Icíar Bollaín était à Montpellier ce week-end (ici, au Diagonal) pour présenter son dernier film, en avant-première : « Les Repentis ». Une fiction inspirée de la vie de Maixabel Lasa, la veuve de Juan María Jáuregui, assassiné par l’ETA, qui a pu rencontrer les auteurs du crime, membres de l’organisation séparatiste basque. Un film de 2021 qui a fait sensation en Espagne. Ce n’est pas la première fois que le cinéma d’Icíar Bollaín impacte la société de son pays. Avec « Ne dis-rien », sorti en 2004, multi-primé aux Goyas, elle a fait bouger les lignes.

"Ne dis rien", le film de Icíar Bollaín, présenté au Cinemed

« Ne dis-rien » raconte la délivrance d’une femme battue par son mari. Un Antonio, prototype du macho espagnol. Physique imposant, torse velu, regard noir, une surpuissance masquant une sévère faille narcissique. Dépassé par ces émotions, il cogne. Face à lui : une femme fragile, Pilar, va s’échapper. Femme au foyer, elle se forme et devient guide de musée, soutenue par sa sœur et ses amies. Une résistance au féminin, étape par étape, de l’amour aveugle au regard neuf et froid sur l’époux. L’une des scènes les plus frappantes du film (parfois drôle) : le groupe de thérapie entre maris violents décidés à « changer ». Un film sans pitié sur le machisme espagnol dont Icíar Bollaín prend soin de montrer les déterminismes historique, social, culturel.

« Letizia Battaglia est indissociable de la libération de Palerme »

« Letizia Battaglia : Tourner la vie et la mort à Palerme », en 2 parties, est une histoire de Palermitains. Son réalisateur Roberto Andò ainsi que l’actrice principale Isabella Ragonese habitent cette merveilleuse ville sicilienne. Il raconte la vie de Letizia Battaglia qui a été directrice du service photo du quotidien communiste de Palerme « L’Ora » de 1974 à 1990.

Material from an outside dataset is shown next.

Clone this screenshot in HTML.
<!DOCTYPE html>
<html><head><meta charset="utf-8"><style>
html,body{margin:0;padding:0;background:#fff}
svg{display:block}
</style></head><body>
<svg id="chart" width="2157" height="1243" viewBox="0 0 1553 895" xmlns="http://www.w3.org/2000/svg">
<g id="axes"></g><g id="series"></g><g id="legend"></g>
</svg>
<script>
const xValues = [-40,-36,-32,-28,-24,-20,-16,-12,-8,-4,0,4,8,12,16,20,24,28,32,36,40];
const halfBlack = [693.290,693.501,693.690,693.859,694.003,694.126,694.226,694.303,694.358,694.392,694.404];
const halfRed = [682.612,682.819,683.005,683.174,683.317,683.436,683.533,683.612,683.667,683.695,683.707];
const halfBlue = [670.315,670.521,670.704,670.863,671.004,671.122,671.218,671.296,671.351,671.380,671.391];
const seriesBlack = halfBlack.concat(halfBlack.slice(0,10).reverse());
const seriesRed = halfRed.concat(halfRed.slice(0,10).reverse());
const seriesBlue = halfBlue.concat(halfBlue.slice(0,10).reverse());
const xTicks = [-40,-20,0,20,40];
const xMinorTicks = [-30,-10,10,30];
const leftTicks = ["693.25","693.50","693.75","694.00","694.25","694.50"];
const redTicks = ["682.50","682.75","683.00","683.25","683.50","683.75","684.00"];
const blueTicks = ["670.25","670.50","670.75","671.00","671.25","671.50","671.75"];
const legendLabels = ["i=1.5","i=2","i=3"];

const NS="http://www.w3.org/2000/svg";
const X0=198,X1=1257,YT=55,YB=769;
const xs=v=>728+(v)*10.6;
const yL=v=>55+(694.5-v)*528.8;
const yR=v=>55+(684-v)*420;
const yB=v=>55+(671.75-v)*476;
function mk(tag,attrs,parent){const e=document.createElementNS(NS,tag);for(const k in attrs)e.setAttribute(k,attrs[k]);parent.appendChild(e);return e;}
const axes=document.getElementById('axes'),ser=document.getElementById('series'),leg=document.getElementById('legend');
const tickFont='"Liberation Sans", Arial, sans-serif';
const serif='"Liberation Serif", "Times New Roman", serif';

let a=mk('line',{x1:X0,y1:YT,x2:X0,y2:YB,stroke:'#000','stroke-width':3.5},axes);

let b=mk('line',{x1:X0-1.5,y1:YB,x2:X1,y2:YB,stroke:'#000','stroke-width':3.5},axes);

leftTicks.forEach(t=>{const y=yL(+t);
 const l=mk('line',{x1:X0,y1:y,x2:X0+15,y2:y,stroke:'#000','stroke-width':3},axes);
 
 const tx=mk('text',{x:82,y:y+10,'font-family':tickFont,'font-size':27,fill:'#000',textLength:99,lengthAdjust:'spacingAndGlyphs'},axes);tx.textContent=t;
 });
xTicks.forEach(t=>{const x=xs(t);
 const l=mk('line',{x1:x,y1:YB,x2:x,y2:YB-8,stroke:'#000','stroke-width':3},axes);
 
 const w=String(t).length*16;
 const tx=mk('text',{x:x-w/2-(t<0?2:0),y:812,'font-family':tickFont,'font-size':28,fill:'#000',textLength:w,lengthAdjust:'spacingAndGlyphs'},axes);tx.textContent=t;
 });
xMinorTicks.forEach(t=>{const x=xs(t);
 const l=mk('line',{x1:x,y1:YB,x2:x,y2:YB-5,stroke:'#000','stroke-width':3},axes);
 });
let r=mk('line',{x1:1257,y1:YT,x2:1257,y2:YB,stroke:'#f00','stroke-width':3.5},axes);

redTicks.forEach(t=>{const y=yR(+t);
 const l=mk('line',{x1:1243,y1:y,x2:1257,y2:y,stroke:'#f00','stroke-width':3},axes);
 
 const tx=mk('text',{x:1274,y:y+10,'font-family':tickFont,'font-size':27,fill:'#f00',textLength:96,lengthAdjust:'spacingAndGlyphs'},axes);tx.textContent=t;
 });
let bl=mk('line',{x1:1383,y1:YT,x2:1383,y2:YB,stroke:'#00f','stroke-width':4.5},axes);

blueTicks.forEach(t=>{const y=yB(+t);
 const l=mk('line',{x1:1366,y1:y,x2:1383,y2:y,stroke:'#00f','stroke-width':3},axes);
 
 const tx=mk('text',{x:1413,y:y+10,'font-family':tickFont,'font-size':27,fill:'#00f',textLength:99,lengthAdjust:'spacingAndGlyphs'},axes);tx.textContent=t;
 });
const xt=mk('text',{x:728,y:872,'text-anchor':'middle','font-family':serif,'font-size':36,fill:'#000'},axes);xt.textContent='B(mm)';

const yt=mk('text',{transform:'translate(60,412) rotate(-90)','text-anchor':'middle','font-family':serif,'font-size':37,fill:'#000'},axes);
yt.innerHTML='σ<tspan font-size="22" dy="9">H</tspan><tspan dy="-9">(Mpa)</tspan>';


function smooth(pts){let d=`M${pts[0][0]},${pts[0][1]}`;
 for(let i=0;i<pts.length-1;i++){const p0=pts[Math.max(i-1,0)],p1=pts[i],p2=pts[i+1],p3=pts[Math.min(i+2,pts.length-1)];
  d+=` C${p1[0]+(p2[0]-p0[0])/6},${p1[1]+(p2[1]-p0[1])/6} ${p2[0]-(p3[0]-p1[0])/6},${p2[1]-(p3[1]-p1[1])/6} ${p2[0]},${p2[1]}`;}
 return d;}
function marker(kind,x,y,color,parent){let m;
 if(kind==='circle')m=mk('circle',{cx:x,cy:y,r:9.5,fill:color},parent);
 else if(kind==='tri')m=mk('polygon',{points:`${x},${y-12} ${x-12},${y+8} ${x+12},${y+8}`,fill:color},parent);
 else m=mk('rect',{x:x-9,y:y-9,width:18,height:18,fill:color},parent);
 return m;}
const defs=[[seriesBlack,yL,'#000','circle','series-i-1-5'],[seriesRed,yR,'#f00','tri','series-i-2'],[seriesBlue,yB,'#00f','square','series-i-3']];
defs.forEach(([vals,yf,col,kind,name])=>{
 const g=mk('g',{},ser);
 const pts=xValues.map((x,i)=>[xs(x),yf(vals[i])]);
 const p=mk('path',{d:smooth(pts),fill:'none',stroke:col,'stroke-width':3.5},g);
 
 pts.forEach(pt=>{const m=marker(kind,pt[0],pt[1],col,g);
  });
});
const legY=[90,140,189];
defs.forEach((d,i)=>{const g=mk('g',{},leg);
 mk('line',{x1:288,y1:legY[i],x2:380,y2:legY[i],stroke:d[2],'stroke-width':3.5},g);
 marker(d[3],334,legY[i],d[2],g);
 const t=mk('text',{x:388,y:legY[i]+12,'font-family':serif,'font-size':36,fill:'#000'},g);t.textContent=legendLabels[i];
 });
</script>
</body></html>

Hommage à Letizia Battaglia au Cinemed

Pendant vingt ans, son Pentax sera l’une des plus puissantes armes anti-mafia. Ce qu’elle appelait « un archivio di sangue », une archive de sang. Elle aura passé sa vie à prendre en photo des scènes de crime à vomir pour dire au monde ce qui se passe dans sa ville. Certaines de ses photos sont entrées dans l’histoire. Notamment celle-ci : le jour de son arrestation, Leoluca Bagarella, l’un des tueurs les plus violents de Cosa Nostra, essaye de se libérer des policiers qui l’encadrent, pour l’attaquer.

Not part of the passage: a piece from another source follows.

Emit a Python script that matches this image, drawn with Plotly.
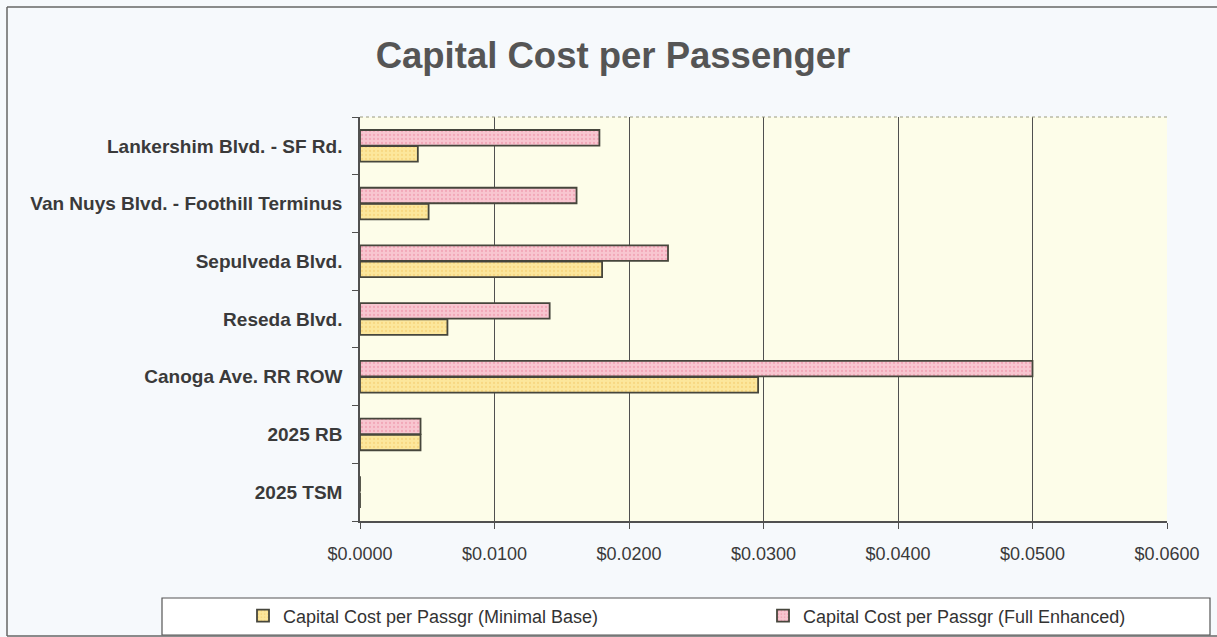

L'arrestation de Leoluca Bagarella par Letizia Battaglia

En 1985, elle est la première femme européenne à se voir remettre le prestigieux prix Eugene Smith. Son travail a eu une portée historique majeure. En documentant les relations du monde politique avec Cosa nostra, elle a aidé la justice et contribué à des arrestations. C’est une de ses photos qui a servi de preuve pour démontrer les mensonges de l’ancien président du conseil Giulio Andreotti et ses liens avec le milieu. Ses clichés en noir et blanc constituent aussi une œuvre de premier plan sur les jeunes filles de Palerme, son autre grand sujet. Menacée de mort, bravant la culture machiste de son métier, elle a eu tous les courages. 

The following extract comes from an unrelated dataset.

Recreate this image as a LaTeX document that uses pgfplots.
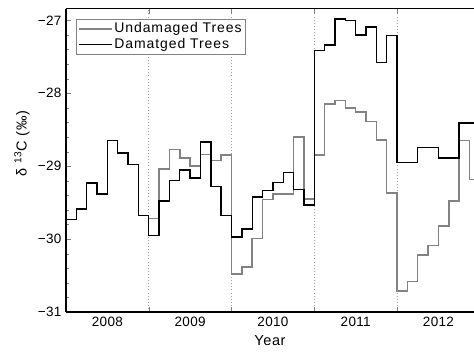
\documentclass[border=0pt]{standalone}
\usepackage{pgfplots}
\pgfplotsset{compat=1.18}
\usepackage{fontspec}
\setmainfont{Liberation Sans}
\definecolor{lgray}{RGB}{130,130,130}
\begin{document}
\fontsize{13.5}{16}\selectfont
\begin{tikzpicture}
\begin{axis}[
  scale only axis,
  width=408pt, height=303.3pt,
  xmin=2007.5, xmax=2012.43,
  ymin=-31, ymax=-26.84,
  axis x line=box,
  axis y line=left,
  y axis line style={-},
  x axis line style={-},
  axis line style={line width=1.1pt},
  tick align=inside,
  xtick={2008.5,2009.5,2010.5,2011.5},
  xticklabels={},
  major tick length=5pt,
  minor tick length=3pt,
  xmajorgrids,
  major x grid style={dash pattern=on 0.9pt off 2.2pt, gray!75, line width=0.8pt},
  extra x ticks={2008,2009,2010,2011,2012},
  extra x tick labels={2008,2009,2010,2011,2012},
  extra x tick style={major tick length=0pt, grid=none},
  ytick={-31,-30,-29,-28,-27},
  yticklabels={−31,−30,−29,−28,−27},
  minor y tick num=4,
  /pgf/number format/assume math mode=true,
  tick label style={font=\fontsize{13.5}{16}\selectfont\addfontfeature{LetterSpace=2}},
  xlabel={Year},
  ylabel={δ \textsuperscript{13}C (‰)},
  every axis y label/.style={at={(axis description cs:-0.108,0.555)},rotate=90,anchor=center},
  every axis x label/.style={at={(axis description cs:0.5,-0.095)},anchor=center},
  label style={font=\fontsize{14.5}{16}\selectfont\addfontfeature{LetterSpace=4}},
  legend style={at={(rel axis cs:0.025,0.966)}, anchor=north west, draw=lgray,
    font=\fontsize{14}{16}\selectfont\addfontfeature{LetterSpace=6.5}, inner sep=1.5pt, row sep=-0.5pt},
  legend cell align=left,
  legend image code/.code={\draw[#1] (0pt,0pt) -- (33pt,0pt);},
]
\addplot[const plot, lgray, line width=1.5pt] coordinates {
(2008.500,-29.72) (2008.625,-29.04) (2008.750,-28.77) (2008.875,-28.89)
(2009.000,-29.00) (2009.125,-28.84) (2009.250,-28.92) (2009.375,-28.85)
(2009.500,-30.48) (2009.625,-30.38) (2009.750,-29.99) (2009.875,-29.46)
(2010.000,-29.38) (2010.125,-29.38) (2010.250,-28.60) (2010.375,-29.45)
(2010.500,-28.85) (2010.625,-28.15) (2010.750,-28.10) (2010.875,-28.20)
(2011.000,-28.26) (2011.125,-28.39) (2011.250,-28.64) (2011.375,-29.37)
(2011.500,-30.71) (2011.625,-30.58) (2011.750,-30.22) (2011.875,-30.09)
(2012.000,-29.82) (2012.125,-29.48) (2012.250,-28.65) (2012.375,-29.18)
(2012.500,-29.18)
};
\addlegendentry{Undamaged Trees}
\addplot[const plot, black, line width=1.4pt] coordinates {
(2007.500,-29.73) (2007.625,-29.59) (2007.750,-29.23) (2007.875,-29.38)
(2008.000,-28.65) (2008.125,-28.82) (2008.250,-28.98) (2008.375,-29.68)
(2008.500,-29.95) (2008.625,-29.48) (2008.750,-29.20) (2008.875,-29.05)
(2009.000,-29.16) (2009.125,-28.67) (2009.250,-29.28) (2009.375,-29.68)
(2009.500,-29.97) (2009.625,-29.86) (2009.750,-29.42) (2009.875,-29.33)
(2010.000,-29.22) (2010.125,-29.09) (2010.250,-29.32) (2010.375,-29.53)
(2010.500,-27.41) (2010.625,-27.34) (2010.750,-26.98) (2010.875,-27.00)
(2011.000,-27.20) (2011.125,-27.09) (2011.250,-27.58) (2011.375,-27.21)
(2011.500,-28.95) (2011.625,-28.95) (2011.750,-28.74) (2011.875,-28.74)
(2012.000,-28.89) (2012.125,-28.89) (2012.250,-28.41) (2012.375,-28.41)
(2012.500,-28.41)
};
\addlegendentry{Damatged Trees}
\coordinate (bl) at (rel axis cs:0,0);
\end{axis}
\pgfresetboundingbox
\path ([shift={(-66pt,-39pt)}]bl) rectangle ++(474pt,351pt);
\end{tikzpicture}
\end{document}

Palerme au Cinemed par Letizia Battaglia

« Je connaissais depuis 50 ans cette femme qui a dédié sa vie à combattre la mafia. Elle était folle. J’étais fou. Je lui ai demandé de devenir mon adjointe quand je suis devenu Maire. À Palerme, à ce moment-là, la mafia dirigeait la ville. Le chef de la police, le maire, l’évêque : tous étaient mafieux », a témoigné, à l’issue de la projection, l’ancien maire Leoluca Orlando qui a libéré Palerme de la mafia, et est aussi président de Cinemed.

« Letizia Battaglia : Tourner la vie et la mort à Palerme » restitue parfaitement la dimension sacrificielle de cette diva du photojournalisme, amie de Pasolini, qu’on voit à la fin du film, peu de temps avant sa mort, en avril dernier, à 87 ans. Leoluca Orlando lui a rendu cet hommage : « Letizia est indissociable de la libération de Palerme ». Un regret : l’exposition qui lui est consacrée dans une salle du centre Rabelais est un peu cheap.